The Independent, 1 June 2011

The thing is that video-game widows are on the increase and will soon outnumber golf widows. And, let’s be honest, the video-game ones will have better weapons and extra lives, so they’ll beat the golf ones, hands down. Unless they have lost their husbands to Wii golf, obviously. That’s particularly upsetting: not only does your husband think of nothing other than golf, he doesn’t even go out to play it, and periodically knocks stuff over by playing it in your living room.

Of the wives who cited unreasonable behaviour as the cause of their marriage breakdown this year, a hefty 15% of them apparently considered video games to be the problem. Yet, how many men turn to gaming once they’re married? Surely most of them began gaming as children, and simply never gave it up. I did much the same with knitting, actually: don’t write it off, boys. It’s like gaming - you need to acquire repetitive skills and problem-solving abilities. But at the end of it, you get a jumper.

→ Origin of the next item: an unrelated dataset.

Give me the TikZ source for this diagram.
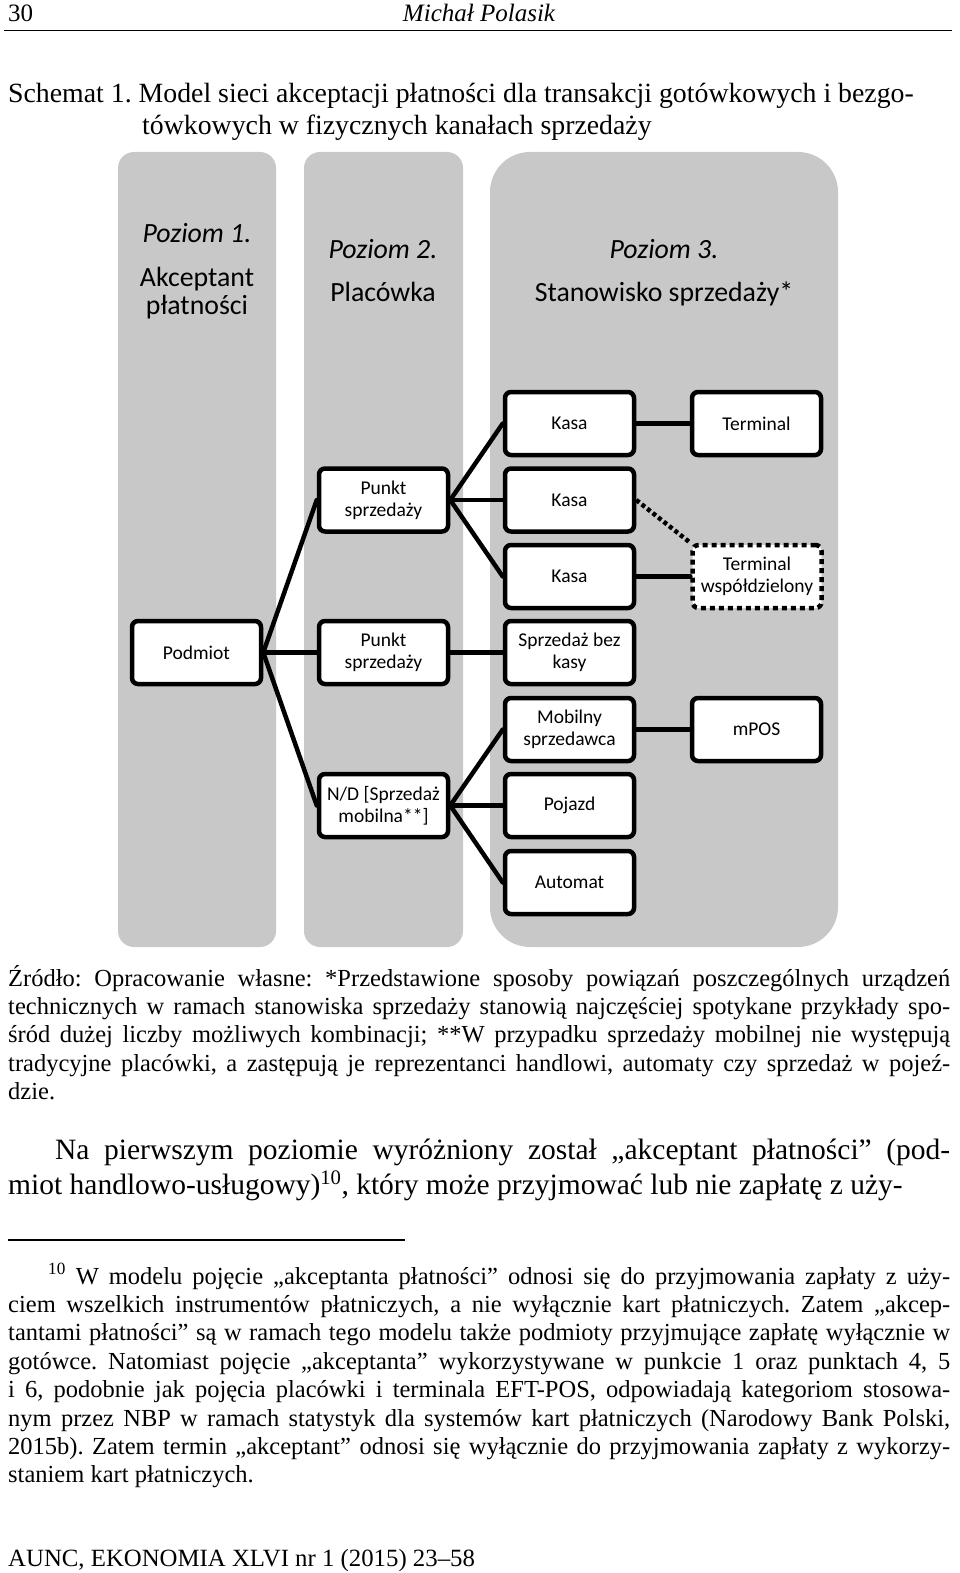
\documentclass[tikz,border=0pt]{standalone}
\usepackage{fontspec}
\setmainfont{Liberation Serif}
\newfontfamily\calibri{Carlito}
\definecolor{panel}{RGB}{200,200,200}
\begin{document}
\hyphenpenalty=10000 \exhyphenpenalty=10000 \frenchspacing
\begin{tikzpicture}[x=1pt,y=-1pt,
  box/.style={draw,line width=4.5pt,rounded corners=6pt,fill=white,minimum width=129pt,minimum height=63pt,inner sep=0pt,align=center,font=\calibri\fontsize{19.5}{22}\selectfont},
  dashbox/.style={box,dash pattern=on 5pt off 4pt},
  conn/.style={line width=4.5pt,line cap=round},
  dotconn/.style={line width=4.5pt,dash pattern=on 4pt off 3pt},
  head/.style={font=\calibri\fontsize{27.8}{30}\selectfont,anchor=base,inner sep=0pt},
  headit/.style={head,font=\calibri\itshape\fontsize{27.8}{30}\selectfont},
  para/.style={anchor=base west,inner sep=0pt,text width=942pt,align=justify},
  small/.style={font=\fontsize{24.5}{28.4}\selectfont},
  line/.style={anchor=base west,inner sep=0pt}
]
\useasboundingbox (0,0) rectangle (960,1573);
\fill[white] (0,0) rectangle (960,1573);

% header
\node[line,font=\fontsize{25}{30}\selectfont] (pnum) at (8,22) {30};
\node[anchor=base,inner sep=0pt,font=\itshape\fontsize{25}{30}\selectfont] (auth) at (479,22) {Michał Polasik};
\draw[line width=1.5pt] (4,30.5) -- (952,30.5);

% caption
\node[line,font=\fontsize{27.8}{32}\selectfont] (cap1) at (8,103) {Schemat 1. Model sieci akceptacji płatności dla transakcji gotówkowych i bezgo-};
\node[line,font=\fontsize{27.8}{32}\selectfont] (cap2) at (142,135) {tówkowych w fizycznych kanałach sprzedaży};

% panels
\fill[panel,rounded corners=16pt] (118,152) rectangle (276,947);
\fill[panel,rounded corners=16pt] (304,152) rectangle (463,947);
\fill[panel,rounded corners=40pt] (490,152) rectangle (838,947);

% headings
\node[headit] (h1a) at (197,242) {Poziom 1.};
\node[head] (h1b) at (197,286) {Akceptant};
\node[head] (h1c) at (197,314) {płatności};
\node[headit] (h2a) at (383,258) {Poziom 2.};
\node[head] (h2b) at (383,301) {Placówka};
\node[headit] (h3a) at (664,258) {Poziom 3.};
\node[head] (h3b) at (664,301) {Stanowisko sprzedaży*};

% boxes
\node[box] (k1) at (569.5,423.5) {Kasa};
\node[box] (t1) at (756.5,423.5) {Terminal};
\node[box] (p1) at (383.5,500) {Punkt\\sprzedaży};
\node[box] (k2) at (569.5,500) {Kasa};
\node[box] (k3) at (569.5,576.5) {Kasa};
\node[dashbox] (tw) at (757,576.5) {Terminal\\współdzielony};
\node[box] (pod) at (196.5,652.5) {Podmiot};
\node[box] (p2) at (383.5,652.5) {Punkt\\sprzedaży};
\node[box] (sbk) at (569.5,652.5) {Sprzedaż bez\\kasy};
\node[box] (mob) at (569.5,729.5) {Mobilny\\sprzedawca};
\node[box] (mpos) at (756.5,729.5) {mPOS};
\node[box] (nd) at (383.5,805.5) {N/D [Sprzedaż\\mobilna**]};
\node[box] (poj) at (569.5,805.5) {Pojazd};
\node[box] (aut) at (569.5,882.5) {Automat};

% connectors
\draw[conn] (pod.east) -- (p1.west);
\draw[conn] (pod.east) -- (p2.west);
\draw[conn] (pod.east) -- (nd.west);
\draw[conn] (p1.east) -- (k1.west);
\draw[conn] (p1.east) -- (k2.west);
\draw[conn] (p1.east) -- (k3.west);
\draw[conn] (k1.east) -- (t1.west);
\draw[conn] (k3.east) -- (tw.west);
\draw[dotconn] (k2.east) -- (tw.north west);
\draw[conn] (p2.east) -- (sbk.west);
\draw[conn] (nd.east) -- (mob.west);
\draw[conn] (nd.east) -- (poj.west);
\draw[conn] (nd.east) -- (aut.west);
\draw[conn] (mob.east) -- (mpos.west);

% source note
\node[para,small] (src) at (8,986) {Źródło: Opracowanie własne: *Przedstawione sposoby powiązań poszczególnych urządzeń\linebreak
technicznych w ramach stanowiska sprzedaży stanowią najczęściej spotykane przykłady spo-\linebreak
śród dużej liczby możliwych kombinacji; **W przypadku sprzedaży mobilnej nie występują\linebreak
tradycyjne placówki, a zastępują je reprezentanci handlowi, automaty czy sprzedaż w pojeź-\linebreak
dzie.};

% body text
\node[para,font=\fontsize{29.5}{35}\selectfont] (body) at (8,1159) {\hspace*{47pt}Na pierwszym poziomie wyróżniony został „akceptant płatności” (pod-\linebreak
miot handlowo-usługowy)\textsuperscript{10}, który może przyjmować lub nie zapłatę z uży-};

% footnote
\draw[line width=1.3pt] (8,1240) -- (405,1240);
\node[para,small] (fn) at (8,1284) {\hspace*{40pt}\textsuperscript{10} W modelu pojęcie „akceptanta płatności” odnosi się do przyjmowania zapłaty z uży-\linebreak
ciem wszelkich instrumentów płatniczych, a nie wyłącznie kart płatniczych. Zatem „akcep-\linebreak
tantami płatności” są w ramach tego modelu także podmioty przyjmujące zapłatę wyłącznie w\linebreak
gotówce. Natomiast pojęcie „akceptanta” wykorzystywane w punkcie 1 oraz punktach 4, 5\linebreak
i 6, podobnie jak pojęcia placówki i terminala EFT-POS, odpowiadają kategoriom stosowa-\linebreak
nym przez NBP w ramach statystyk dla systemów kart płatniczych (Narodowy Bank Polski,\linebreak
2015b). Zatem termin „akceptant” odnosi się wyłącznie do przyjmowania zapłaty z wykorzy-\linebreak
staniem kart płatniczych.};

% footer
\node[line,font=\fontsize{24.8}{30}\selectfont] (foot) at (8,1566) {AUNC, EKONOMIA XLVI nr 1 (2015) 23–58};
\end{tikzpicture}
\end{document}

So it always seems rather unreasonable to me to complain that the person you married is pretty much exactly like the person you met and fell in love with. If someone suddenly turns to drink, gambling, or LA Noire after you’ve married them, then it’s fair enough to be cross. But if they were always a gamer, shouldn’t you have thought that they might one day come to prefer Assassin’s Creed Brotherhood to you? It’s not like you ever let them assassinate anyone. Not even if they ask nicely, and promise to clamber up on the roof carefully to stalk their prey.

Gaming can be an addiction, according to experts in these matters, with some claiming that World of Warcraft is more addictive than cocaine. Which it may well be, but on the plus side, there are no mass graves in Mexico caused by rival gangs dressing as wizards.

Mark Keenan, whose company carried out this research, wondered if the increase in addictive gaming might be due to people staying indoors because of the recession. And I suppose it’s always possible, though outside is cheaper than you’d think. Especially if you go for a walk in it. It doesn’t even use electricity or broadband.

But his second suggestion was rather more plausible: that men in particular use gaming as an escape mechanism from an already unhappy relationship. No kidding: when someone is spending eight hours a day pretending to be someone they aren’t, I think we can assume they’re not happy in their real lives.

So why not cheer them up a little? In other words, if you want to avoid the divorce lawyers, don’t hassle your chap to put the X-Box in a cupboard. Put your best warrior-chick outfit on, and join him. Fight a dragon, save a marriage.